BUSON – THE HAZE





指南車を胡地に引去ル霞かな

Shinansha wo kochi ni hiki saru kasumi kana

The south pointing chariot 
leaves into
Northern hinterlands: 
the haze!!


Buson studied Chinese poetry and history and wrote many haiku that have allusions to scenes from famous Chinese poems. This haiku is built around an allusion to the Battle of Zhuolu which is recorded as having been fought in Northern China in the 26th century BC.


The battle at Zhuolu happened because a warlord from the east, named Chi You, decided to conquer the lands of Huangd Di, The Yellow Emperor. The mythology surrounding this battle is that as the soldiers of The Yellow Emperor started to finally turn the tide of the battle, Chi You magically produced a sandstorm, and then haze, which stopped the advancing enemy army in its tracks and kept it at bay.


To counter this a divine vision came to the Yellow Emperor with the design of the south pointing chariot, a cart that has a statue of man on it whose finger, because of a complicated set of gears, always points south no matter what direction the cart is pulled.

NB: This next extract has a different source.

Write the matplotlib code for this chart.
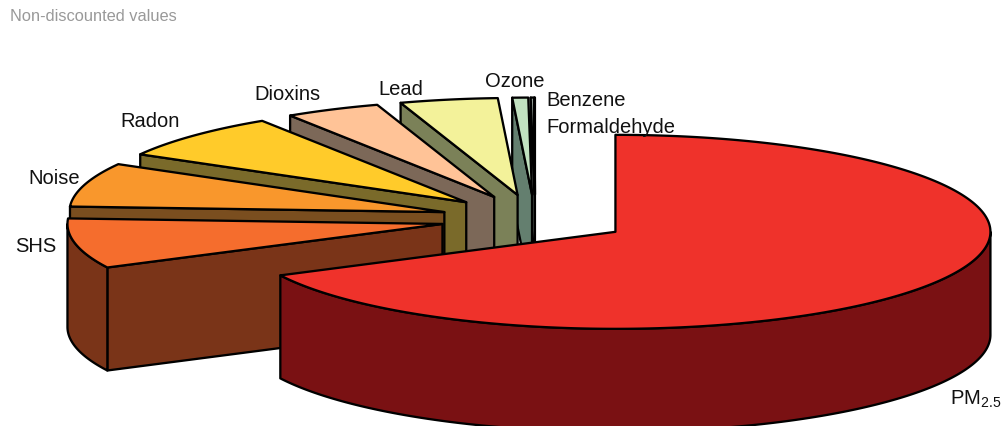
import numpy as np
import matplotlib
matplotlib.use("Agg")
import matplotlib.pyplot as plt

plt.rcParams['font.family'] = ['Liberation Sans', 'DejaVu Sans']
plt.rcParams['mathtext.default'] = 'regular'

# Slice values (percent, non-discounted)
labels = ['PM$_{2.5}$', 'SHS', 'Noise', 'Radon', 'Dioxins', 'Lead', 'Ozone', 'Benzene', 'Formaldehyde']
values = [67.45, 8.3, 7.3, 7.6, 4.1, 4.2, 0.68, 0.14, 0.02]

top_colors = ['#EF322B', '#F56D2D', '#F9972C', '#FFCB2A', '#FFC397', '#F3F29A', '#C1E1C0', '#A8B4AC', '#E8F0E8']
side_colors = ['#7A1113', '#7A3418', '#7A4E1F', '#7A6A2A', '#7C6858', '#7B8158', '#647F6F', '#A8B4AC', '#9AA8A0']

# Pie layout in pixels
CX, CY = 535, 219
RX, RY = 375, 97
DEPTH = 103
EXPLODE = 0.252
LW = 1.65

# Label anchors (left, baseline) in pixels
label_pos = [(950, 405), (15, 252), (28, 184), (120, 127), (254, 100),
             (378, 95), (485, 87), (546, 106), (546, 133)]


def point(theta, offset):
    # theta is clockwise from 12 o'clock, radians
    return (offset[0] + RX * np.sin(theta), offset[1] - RY * np.cos(theta))


def arc(t1, t2, offset):
    t = np.linspace(t1, t2, max(2, int(abs(t2 - t1) * 120)))
    return offset[0] + RX * np.sin(t), offset[1] - RY * np.cos(t)


def draw_face(ax, xs, ys, color, z):
    ax.fill(xs, ys, facecolor=color, edgecolor='black', linewidth=LW,
            joinstyle='round', zorder=z)


def draw_slice(ax, t1, t2, top, side, z):
    mid = (t1 + t2) / 2
    tip = (CX + EXPLODE * RX * np.sin(mid), CY - EXPLODE * RY * np.cos(mid))

    # cut face on the first edge
    if np.sin(t1) < 0:
        x, y = point(t1, tip)
        draw_face(ax, [x, x, tip[0], tip[0]], [y, y + DEPTH, tip[1] + DEPTH, tip[1]], side, z)
    # cut face on the second edge
    if np.sin(t2) > 0:
        x, y = point(t2, tip)
        draw_face(ax, [x, x, tip[0], tip[0]], [y, y + DEPTH, tip[1] + DEPTH, tip[1]], side, z)

    # outer rim, only the half turned to the viewer
    a, b = max(t1, np.pi / 2), min(t2, 1.5 * np.pi)
    if b > a:
        xa, ya = arc(a, b, tip)
        draw_face(ax, np.r_[xa, xa[::-1]], np.r_[ya, ya[::-1] + DEPTH], side, z)

    # top surface
    xa, ya = arc(t1, t2, tip)
    draw_face(ax, np.r_[tip[0], xa], np.r_[tip[1], ya], top, z)


fig = plt.figure(figsize=(10.05, 4.26), dpi=100)
ax = fig.add_axes([0, 0, 1, 1])
ax.set_xlim(0, 1005)
ax.set_ylim(426, 0)
ax.axis('off')

edges = np.r_[0, np.cumsum(values)] / np.sum(values) * 2 * np.pi

# back slices first, the big PM slice goes on top of everything
n = len(values)
for i in list(range(n - 1, 0, -1)) + [0]:
    draw_slice(ax, edges[i], edges[i + 1], top_colors[i], side_colors[i], n - i if i else n + 1)

for lab, (x, y) in zip(labels, label_pos):
    ax.text(x, y, lab, fontsize=14.5, color='#111111', ha='left', va='baseline', zorder=20)

ax.text(10, 21, 'Non-discounted values', fontsize=11.8, color='#999999', ha='left', va='baseline', zorder=20)

fig.savefig('out.png', dpi=100, facecolor='white')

This vehicle enabled the Yellow Emperor to maneuver his troops through the haze to defeat Chi You.


I have a book titled “Haiku Taikan” (A Comprehensive Survey of Haiku) which writes that the kigo of “kasumi” is well used here. “Kasumi” translates as mist, or haze, and as a kigo is defined as the atmospheric condition where enough water droplets are in the air to impede visibility. 


The book argues that the kigo combined with the act of the chariot leaving, this gives the expanded time frame of a chariot being pulled by people disappearing into the haze, as well as the the width of the hinterlands it is disappearing into, and how wide and far reaching this haze must be.


As interesting as this argument is, you have to perform quite a few mental gymnastics to get yourself into a position that lets you read Buson as giving you an bird’s-eye account of something that happened more than 4000 years before he was alive.


The only way to truly get Buson’s eyes into this haiku is to acknowledge that he has pulled the allusion of the south pointing chariot out of the mists of history to make an unstated epic simile (literally) for the haze he now finds himself in.


I’m not sure how much haze it takes to stop an advancing army in its tracks, but I think Buson once found it enough in his daily life to stop him and transmitted it to the world in an unforgettable way. 


Haze accented with an exclamation works back across the break and links to the part of the allusion that didn’t need to be restated because it is the kigo.